## Task goal:
From the entries below, copy out every line with "this" in it.

--- start of Data for the task ---

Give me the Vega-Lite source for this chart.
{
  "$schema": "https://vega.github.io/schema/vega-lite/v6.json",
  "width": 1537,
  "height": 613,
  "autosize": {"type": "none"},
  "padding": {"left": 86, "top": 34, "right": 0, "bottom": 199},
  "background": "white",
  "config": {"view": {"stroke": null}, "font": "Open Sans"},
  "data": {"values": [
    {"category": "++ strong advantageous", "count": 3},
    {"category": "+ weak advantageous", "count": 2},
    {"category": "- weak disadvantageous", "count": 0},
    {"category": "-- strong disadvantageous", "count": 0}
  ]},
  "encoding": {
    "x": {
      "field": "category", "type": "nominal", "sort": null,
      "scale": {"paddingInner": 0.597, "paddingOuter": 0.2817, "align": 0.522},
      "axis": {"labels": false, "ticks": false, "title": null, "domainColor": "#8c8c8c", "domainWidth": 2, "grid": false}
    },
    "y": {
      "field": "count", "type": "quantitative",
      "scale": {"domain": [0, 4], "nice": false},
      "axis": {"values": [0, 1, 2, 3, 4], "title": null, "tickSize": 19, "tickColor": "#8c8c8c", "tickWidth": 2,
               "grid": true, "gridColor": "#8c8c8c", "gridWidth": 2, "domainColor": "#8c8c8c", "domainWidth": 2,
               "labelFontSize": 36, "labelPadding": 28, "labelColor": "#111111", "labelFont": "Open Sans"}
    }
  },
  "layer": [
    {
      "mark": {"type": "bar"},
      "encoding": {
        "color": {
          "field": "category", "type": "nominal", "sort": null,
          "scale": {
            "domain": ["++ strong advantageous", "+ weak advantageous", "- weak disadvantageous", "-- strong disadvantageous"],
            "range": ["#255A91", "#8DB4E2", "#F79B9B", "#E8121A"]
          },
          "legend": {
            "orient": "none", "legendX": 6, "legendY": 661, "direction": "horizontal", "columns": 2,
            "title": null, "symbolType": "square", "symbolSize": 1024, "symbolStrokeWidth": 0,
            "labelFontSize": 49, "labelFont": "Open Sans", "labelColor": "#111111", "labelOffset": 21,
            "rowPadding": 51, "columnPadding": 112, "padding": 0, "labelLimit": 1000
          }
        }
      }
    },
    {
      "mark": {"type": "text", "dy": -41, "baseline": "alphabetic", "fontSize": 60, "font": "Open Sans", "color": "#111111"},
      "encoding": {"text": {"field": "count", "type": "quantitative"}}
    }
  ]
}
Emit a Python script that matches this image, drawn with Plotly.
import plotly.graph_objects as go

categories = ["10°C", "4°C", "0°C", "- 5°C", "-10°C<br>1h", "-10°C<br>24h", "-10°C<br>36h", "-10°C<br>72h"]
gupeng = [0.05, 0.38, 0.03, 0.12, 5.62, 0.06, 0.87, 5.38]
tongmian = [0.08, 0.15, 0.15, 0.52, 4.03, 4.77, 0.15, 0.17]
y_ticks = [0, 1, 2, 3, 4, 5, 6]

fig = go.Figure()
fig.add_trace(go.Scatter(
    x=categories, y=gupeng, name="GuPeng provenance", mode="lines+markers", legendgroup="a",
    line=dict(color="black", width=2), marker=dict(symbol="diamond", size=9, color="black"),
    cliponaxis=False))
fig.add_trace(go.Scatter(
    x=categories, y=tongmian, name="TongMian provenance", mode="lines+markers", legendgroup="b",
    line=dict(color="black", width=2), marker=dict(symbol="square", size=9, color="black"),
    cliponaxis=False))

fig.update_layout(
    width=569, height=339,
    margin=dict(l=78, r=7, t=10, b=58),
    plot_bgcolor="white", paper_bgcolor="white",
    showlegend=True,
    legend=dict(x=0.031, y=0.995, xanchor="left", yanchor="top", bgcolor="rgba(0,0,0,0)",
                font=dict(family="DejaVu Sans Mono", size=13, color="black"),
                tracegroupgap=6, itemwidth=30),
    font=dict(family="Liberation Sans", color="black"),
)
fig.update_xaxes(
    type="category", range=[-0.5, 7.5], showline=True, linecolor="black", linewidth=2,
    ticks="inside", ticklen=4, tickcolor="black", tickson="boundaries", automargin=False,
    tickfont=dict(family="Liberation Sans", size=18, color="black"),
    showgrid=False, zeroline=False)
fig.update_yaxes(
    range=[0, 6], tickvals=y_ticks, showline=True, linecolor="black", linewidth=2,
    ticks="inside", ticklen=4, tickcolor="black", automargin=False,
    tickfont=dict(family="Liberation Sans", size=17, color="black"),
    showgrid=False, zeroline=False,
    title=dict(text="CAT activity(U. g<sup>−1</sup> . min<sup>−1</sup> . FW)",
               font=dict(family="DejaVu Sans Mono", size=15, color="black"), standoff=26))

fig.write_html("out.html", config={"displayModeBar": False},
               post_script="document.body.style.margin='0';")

--- end of Data for the task ---
--- start of Data for the task ---

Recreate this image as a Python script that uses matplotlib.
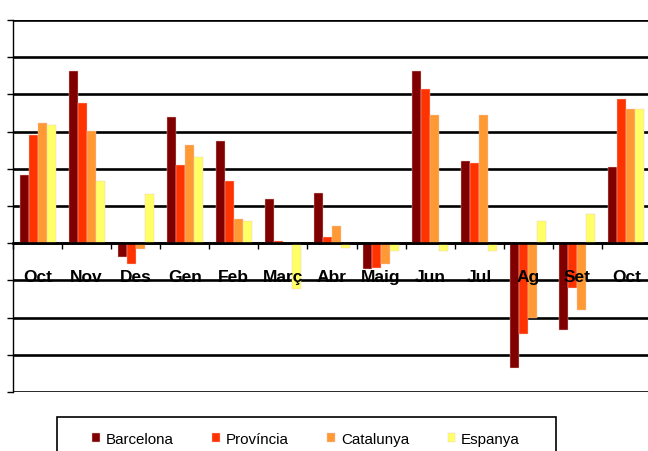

--- end of Data for the task ---
--- start of Data for the task ---

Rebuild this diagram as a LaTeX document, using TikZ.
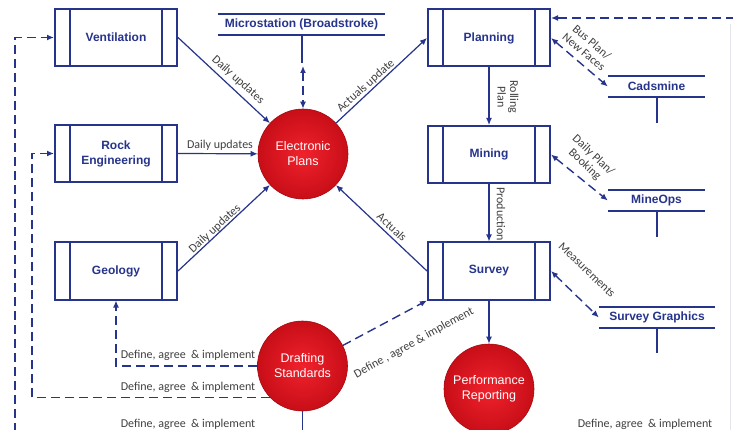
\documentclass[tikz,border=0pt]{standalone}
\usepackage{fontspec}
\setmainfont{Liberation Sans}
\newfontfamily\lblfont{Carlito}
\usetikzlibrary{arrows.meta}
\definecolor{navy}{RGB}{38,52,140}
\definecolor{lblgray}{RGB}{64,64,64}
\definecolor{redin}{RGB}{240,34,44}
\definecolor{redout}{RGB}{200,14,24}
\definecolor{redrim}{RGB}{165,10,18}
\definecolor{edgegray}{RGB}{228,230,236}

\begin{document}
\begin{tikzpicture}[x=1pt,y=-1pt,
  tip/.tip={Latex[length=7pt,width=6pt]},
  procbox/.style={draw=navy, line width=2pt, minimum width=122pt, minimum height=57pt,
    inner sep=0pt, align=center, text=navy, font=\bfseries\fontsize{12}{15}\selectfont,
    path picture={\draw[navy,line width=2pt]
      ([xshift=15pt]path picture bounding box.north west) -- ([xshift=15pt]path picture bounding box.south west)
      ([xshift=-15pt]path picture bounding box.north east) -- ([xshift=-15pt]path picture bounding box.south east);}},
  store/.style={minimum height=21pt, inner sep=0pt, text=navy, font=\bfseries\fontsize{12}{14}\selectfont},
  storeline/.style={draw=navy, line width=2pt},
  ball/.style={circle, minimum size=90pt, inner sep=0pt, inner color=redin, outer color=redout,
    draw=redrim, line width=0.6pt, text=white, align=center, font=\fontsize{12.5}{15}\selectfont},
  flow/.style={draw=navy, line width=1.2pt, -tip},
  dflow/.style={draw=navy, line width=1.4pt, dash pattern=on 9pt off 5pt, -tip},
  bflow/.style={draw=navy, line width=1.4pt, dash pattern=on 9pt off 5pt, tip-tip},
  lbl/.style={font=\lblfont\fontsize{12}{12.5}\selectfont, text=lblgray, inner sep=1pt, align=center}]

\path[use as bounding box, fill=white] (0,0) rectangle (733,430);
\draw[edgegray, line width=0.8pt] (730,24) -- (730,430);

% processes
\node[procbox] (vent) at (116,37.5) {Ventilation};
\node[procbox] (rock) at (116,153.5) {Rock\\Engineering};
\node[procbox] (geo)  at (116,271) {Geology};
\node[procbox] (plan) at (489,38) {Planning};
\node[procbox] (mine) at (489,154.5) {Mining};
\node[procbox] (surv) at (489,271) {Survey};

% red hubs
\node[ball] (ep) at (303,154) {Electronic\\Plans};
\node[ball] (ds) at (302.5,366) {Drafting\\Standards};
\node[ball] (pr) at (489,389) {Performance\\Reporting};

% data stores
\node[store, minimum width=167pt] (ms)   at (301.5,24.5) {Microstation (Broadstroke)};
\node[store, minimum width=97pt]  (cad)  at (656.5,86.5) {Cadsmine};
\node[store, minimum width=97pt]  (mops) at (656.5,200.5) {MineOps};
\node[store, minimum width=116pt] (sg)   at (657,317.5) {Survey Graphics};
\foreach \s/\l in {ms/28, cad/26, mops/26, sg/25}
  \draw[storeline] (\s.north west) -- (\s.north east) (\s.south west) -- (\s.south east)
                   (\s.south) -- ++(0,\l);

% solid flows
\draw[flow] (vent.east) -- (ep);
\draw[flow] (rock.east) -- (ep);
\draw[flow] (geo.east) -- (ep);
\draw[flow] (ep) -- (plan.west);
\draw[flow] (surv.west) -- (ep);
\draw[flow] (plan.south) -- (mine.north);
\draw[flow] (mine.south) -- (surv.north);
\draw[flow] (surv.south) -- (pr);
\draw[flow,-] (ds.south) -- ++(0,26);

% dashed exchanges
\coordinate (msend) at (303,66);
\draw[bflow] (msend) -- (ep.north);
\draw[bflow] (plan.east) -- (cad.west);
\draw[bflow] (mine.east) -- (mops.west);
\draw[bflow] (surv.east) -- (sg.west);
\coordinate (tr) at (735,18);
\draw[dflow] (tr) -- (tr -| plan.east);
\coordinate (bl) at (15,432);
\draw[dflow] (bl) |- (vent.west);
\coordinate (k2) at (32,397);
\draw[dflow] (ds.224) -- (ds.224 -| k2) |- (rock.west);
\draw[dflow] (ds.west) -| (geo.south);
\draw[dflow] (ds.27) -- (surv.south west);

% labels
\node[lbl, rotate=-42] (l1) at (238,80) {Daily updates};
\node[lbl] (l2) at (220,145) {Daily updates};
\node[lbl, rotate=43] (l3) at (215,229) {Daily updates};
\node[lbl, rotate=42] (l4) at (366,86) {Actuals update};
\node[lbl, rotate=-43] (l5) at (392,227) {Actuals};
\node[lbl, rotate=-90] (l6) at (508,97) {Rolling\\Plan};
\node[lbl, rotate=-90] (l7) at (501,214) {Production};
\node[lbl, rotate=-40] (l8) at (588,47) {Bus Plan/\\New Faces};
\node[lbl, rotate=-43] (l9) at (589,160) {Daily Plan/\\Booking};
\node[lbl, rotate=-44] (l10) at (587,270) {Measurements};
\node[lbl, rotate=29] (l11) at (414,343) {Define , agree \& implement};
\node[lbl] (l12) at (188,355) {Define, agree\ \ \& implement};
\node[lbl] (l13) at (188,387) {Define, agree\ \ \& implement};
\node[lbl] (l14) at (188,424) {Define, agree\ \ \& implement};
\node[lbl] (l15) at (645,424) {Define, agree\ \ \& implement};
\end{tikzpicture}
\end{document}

--- end of Data for the task ---

## Solved exercise:
Give me the Vega-Lite source for this chart.
Emit a Python script that matches this image, drawn with Plotly.
Recreate this image as a Python script that uses matplotlib.
Rebuild this diagram as a LaTeX document, using TikZ.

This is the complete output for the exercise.